## DATASET ENTRIES
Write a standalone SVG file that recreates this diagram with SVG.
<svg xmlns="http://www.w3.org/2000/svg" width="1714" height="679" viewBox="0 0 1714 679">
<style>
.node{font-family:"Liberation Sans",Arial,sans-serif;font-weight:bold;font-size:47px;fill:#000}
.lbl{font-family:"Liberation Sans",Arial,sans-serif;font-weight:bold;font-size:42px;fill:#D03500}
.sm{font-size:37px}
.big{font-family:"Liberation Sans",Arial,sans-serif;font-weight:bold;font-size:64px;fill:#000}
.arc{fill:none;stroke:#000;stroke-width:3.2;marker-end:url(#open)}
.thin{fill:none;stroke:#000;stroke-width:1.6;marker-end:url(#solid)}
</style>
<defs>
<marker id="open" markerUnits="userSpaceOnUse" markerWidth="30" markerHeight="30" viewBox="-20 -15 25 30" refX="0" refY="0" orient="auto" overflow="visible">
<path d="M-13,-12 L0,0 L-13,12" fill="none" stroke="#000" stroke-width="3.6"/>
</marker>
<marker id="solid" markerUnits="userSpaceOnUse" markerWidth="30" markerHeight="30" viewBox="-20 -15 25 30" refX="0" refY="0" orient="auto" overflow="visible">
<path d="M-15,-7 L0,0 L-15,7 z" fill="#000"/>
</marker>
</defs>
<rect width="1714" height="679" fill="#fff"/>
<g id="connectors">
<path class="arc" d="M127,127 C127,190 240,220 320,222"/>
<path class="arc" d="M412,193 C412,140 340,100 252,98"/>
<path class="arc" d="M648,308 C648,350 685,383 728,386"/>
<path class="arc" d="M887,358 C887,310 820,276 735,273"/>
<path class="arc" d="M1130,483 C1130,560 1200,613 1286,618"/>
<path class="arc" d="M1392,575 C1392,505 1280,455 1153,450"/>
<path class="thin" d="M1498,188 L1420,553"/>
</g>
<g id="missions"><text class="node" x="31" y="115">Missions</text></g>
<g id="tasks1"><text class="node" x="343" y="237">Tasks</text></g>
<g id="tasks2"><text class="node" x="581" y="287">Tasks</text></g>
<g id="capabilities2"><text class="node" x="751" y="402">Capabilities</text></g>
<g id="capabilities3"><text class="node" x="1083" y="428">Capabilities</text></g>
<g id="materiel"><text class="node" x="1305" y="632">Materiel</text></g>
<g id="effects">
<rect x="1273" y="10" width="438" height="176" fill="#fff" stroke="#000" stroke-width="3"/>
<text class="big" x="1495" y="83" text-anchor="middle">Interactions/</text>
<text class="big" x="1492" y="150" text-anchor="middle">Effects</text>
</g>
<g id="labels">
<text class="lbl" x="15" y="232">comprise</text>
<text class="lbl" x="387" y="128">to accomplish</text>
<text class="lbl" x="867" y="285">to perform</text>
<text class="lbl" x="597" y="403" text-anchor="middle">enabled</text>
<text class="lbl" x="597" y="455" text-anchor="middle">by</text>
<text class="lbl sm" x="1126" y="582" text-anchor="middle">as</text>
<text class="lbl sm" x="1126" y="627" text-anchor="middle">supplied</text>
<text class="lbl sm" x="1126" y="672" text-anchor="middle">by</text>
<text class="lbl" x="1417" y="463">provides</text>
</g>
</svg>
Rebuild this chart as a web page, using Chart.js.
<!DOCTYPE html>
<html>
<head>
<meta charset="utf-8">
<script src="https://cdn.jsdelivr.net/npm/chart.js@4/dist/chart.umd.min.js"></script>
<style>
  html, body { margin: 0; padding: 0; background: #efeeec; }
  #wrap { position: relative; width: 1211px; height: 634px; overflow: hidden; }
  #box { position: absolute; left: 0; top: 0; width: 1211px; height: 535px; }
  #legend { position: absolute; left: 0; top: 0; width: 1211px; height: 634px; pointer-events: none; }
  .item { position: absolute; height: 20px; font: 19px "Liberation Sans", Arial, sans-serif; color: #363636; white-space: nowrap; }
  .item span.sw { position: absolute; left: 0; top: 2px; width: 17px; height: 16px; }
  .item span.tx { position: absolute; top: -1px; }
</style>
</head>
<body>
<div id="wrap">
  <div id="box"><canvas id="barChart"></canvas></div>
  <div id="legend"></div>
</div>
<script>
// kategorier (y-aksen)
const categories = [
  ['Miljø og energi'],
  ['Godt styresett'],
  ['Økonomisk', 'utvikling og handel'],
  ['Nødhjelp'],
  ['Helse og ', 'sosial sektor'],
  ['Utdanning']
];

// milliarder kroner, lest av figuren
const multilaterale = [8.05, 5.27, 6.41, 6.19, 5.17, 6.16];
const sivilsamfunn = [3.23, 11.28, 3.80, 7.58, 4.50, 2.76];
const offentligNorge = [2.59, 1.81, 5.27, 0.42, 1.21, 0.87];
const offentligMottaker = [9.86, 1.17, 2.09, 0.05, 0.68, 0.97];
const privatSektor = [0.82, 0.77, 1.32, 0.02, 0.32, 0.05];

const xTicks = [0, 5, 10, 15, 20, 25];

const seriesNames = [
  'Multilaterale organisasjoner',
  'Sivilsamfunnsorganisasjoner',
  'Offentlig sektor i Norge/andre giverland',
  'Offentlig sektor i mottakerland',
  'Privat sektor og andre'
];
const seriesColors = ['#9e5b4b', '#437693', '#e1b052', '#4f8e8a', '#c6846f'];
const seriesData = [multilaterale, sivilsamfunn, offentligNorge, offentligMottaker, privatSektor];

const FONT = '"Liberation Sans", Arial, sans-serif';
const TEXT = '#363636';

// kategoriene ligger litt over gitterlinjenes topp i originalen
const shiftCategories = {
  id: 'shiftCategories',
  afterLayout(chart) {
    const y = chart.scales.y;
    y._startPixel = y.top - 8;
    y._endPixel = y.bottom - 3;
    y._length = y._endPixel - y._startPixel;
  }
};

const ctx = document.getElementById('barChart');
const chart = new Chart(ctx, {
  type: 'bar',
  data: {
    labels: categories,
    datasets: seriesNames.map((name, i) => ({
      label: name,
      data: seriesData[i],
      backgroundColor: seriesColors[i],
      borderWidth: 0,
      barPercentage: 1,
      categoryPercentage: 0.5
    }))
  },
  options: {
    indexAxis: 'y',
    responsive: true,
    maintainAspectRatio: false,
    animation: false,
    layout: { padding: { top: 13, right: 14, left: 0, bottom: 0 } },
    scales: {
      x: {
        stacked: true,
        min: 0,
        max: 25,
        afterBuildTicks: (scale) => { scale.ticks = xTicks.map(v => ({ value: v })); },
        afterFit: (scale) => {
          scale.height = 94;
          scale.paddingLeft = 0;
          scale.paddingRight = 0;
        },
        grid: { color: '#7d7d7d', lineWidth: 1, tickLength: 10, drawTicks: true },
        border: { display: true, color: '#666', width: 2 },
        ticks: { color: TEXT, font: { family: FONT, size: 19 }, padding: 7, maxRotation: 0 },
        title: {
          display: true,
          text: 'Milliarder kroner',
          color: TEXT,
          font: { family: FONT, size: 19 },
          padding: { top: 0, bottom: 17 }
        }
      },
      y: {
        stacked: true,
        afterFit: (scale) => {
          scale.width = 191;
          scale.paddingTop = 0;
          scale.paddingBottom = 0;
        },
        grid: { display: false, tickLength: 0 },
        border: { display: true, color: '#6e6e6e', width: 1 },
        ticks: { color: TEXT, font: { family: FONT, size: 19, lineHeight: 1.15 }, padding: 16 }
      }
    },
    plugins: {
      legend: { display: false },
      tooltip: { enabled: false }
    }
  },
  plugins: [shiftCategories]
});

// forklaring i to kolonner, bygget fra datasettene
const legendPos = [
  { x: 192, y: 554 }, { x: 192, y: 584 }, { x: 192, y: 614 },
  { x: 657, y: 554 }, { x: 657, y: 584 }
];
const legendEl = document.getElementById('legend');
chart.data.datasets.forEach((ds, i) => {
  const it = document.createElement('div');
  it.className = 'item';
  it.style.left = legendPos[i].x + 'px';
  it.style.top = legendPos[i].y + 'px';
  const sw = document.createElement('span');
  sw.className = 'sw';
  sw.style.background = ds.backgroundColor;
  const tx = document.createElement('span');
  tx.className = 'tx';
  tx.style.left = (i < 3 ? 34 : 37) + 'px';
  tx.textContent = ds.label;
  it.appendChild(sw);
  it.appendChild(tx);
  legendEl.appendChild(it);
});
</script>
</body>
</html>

## TASK TO CARRY OUT
Make a list of all lines in the data that contain "this".

## RESPONSE TO THE EXERCISE
Write a standalone SVG file that recreates this diagram with SVG.
Rebuild this chart as a web page, using Chart.js.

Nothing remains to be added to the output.